GIVEN TASK> Go through the records from the first line and retype each one exactly, stopping once the line with "return [m, intensities[i]];" is done. Pictures are left out.

SUPPLIED MATERIAL>
···
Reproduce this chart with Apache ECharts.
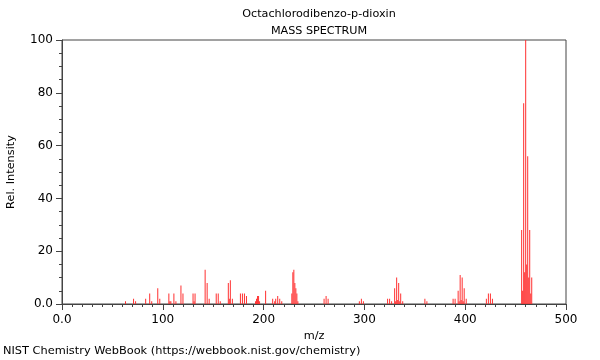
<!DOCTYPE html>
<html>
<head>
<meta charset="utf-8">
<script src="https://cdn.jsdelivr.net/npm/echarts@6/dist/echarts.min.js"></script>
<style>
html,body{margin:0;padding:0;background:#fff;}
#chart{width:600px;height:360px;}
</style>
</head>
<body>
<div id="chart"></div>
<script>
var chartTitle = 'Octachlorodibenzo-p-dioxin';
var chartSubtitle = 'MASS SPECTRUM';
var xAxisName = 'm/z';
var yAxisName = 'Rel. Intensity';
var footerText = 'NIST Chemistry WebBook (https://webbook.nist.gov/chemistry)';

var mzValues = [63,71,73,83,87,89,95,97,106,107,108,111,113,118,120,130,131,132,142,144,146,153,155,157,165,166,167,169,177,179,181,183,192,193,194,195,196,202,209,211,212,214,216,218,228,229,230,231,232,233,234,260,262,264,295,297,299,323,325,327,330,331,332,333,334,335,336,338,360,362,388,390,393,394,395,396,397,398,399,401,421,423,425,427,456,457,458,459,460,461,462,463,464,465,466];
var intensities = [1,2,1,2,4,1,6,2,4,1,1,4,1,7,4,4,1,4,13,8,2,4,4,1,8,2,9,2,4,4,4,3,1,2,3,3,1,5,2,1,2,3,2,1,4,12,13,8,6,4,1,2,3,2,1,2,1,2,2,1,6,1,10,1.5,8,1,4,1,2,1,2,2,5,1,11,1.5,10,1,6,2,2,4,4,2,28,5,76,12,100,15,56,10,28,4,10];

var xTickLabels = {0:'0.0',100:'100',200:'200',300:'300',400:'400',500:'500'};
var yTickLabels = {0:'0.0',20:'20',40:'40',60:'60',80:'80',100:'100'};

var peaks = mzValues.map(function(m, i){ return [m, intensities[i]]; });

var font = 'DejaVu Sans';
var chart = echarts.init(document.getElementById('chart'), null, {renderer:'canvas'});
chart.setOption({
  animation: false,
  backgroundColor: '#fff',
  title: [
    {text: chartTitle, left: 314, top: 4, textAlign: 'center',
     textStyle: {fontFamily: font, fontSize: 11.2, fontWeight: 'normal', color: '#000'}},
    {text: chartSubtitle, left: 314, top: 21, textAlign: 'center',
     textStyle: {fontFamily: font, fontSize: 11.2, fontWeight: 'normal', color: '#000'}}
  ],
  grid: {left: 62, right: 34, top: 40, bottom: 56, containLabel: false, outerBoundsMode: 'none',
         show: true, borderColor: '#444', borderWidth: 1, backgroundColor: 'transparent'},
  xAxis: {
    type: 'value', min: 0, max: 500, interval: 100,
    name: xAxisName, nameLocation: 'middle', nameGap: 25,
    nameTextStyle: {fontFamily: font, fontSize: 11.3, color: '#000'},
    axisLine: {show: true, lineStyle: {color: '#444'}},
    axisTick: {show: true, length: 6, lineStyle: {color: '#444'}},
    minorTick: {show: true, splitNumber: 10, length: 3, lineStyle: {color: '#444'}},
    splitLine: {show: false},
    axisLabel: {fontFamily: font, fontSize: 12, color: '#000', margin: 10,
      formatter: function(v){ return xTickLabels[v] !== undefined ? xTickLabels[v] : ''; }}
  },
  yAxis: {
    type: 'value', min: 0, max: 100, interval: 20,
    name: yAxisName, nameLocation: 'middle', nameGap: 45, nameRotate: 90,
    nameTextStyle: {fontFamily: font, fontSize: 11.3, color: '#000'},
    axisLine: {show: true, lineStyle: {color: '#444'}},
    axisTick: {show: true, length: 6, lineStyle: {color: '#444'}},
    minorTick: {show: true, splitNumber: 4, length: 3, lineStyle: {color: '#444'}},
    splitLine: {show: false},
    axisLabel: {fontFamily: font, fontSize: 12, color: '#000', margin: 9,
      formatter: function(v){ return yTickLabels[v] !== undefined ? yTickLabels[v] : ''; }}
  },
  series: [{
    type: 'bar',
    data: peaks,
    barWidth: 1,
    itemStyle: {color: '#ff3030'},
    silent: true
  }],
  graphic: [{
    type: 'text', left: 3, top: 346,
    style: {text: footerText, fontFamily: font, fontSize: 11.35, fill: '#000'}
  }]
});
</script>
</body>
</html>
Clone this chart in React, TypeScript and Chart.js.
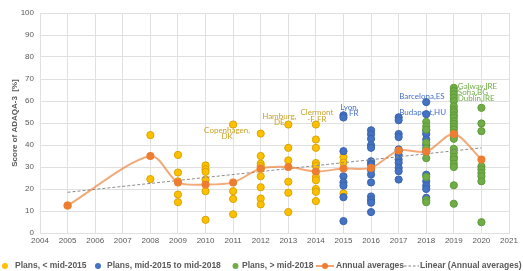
···
RESULT FOR THIS EXERCISE>
Reproduce this chart with Apache ECharts.
<!DOCTYPE html>
<html>
<head>
<meta charset="utf-8">
<script src="https://cdn.jsdelivr.net/npm/echarts@6/dist/echarts.min.js"></script>
<style>
html,body{margin:0;padding:0;background:#fff;}
#chart{width:600px;height:360px;}
</style>
</head>
<body>
<div id="chart"></div>
<script>
var chartTitle = 'Octachlorodibenzo-p-dioxin';
var chartSubtitle = 'MASS SPECTRUM';
var xAxisName = 'm/z';
var yAxisName = 'Rel. Intensity';
var footerText = 'NIST Chemistry WebBook (https://webbook.nist.gov/chemistry)';

var mzValues = [63,71,73,83,87,89,95,97,106,107,108,111,113,118,120,130,131,132,142,144,146,153,155,157,165,166,167,169,177,179,181,183,192,193,194,195,196,202,209,211,212,214,216,218,228,229,230,231,232,233,234,260,262,264,295,297,299,323,325,327,330,331,332,333,334,335,336,338,360,362,388,390,393,394,395,396,397,398,399,401,421,423,425,427,456,457,458,459,460,461,462,463,464,465,466];
var intensities = [1,2,1,2,4,1,6,2,4,1,1,4,1,7,4,4,1,4,13,8,2,4,4,1,8,2,9,2,4,4,4,3,1,2,3,3,1,5,2,1,2,3,2,1,4,12,13,8,6,4,1,2,3,2,1,2,1,2,2,1,6,1,10,1.5,8,1,4,1,2,1,2,2,5,1,11,1.5,10,1,6,2,2,4,4,2,28,5,76,12,100,15,56,10,28,4,10];

var xTickLabels = {0:'0.0',100:'100',200:'200',300:'300',400:'400',500:'500'};
var yTickLabels = {0:'0.0',20:'20',40:'40',60:'60',80:'80',100:'100'};

var peaks = mzValues.map(function(m, i){ return [m, intensities[i]]; });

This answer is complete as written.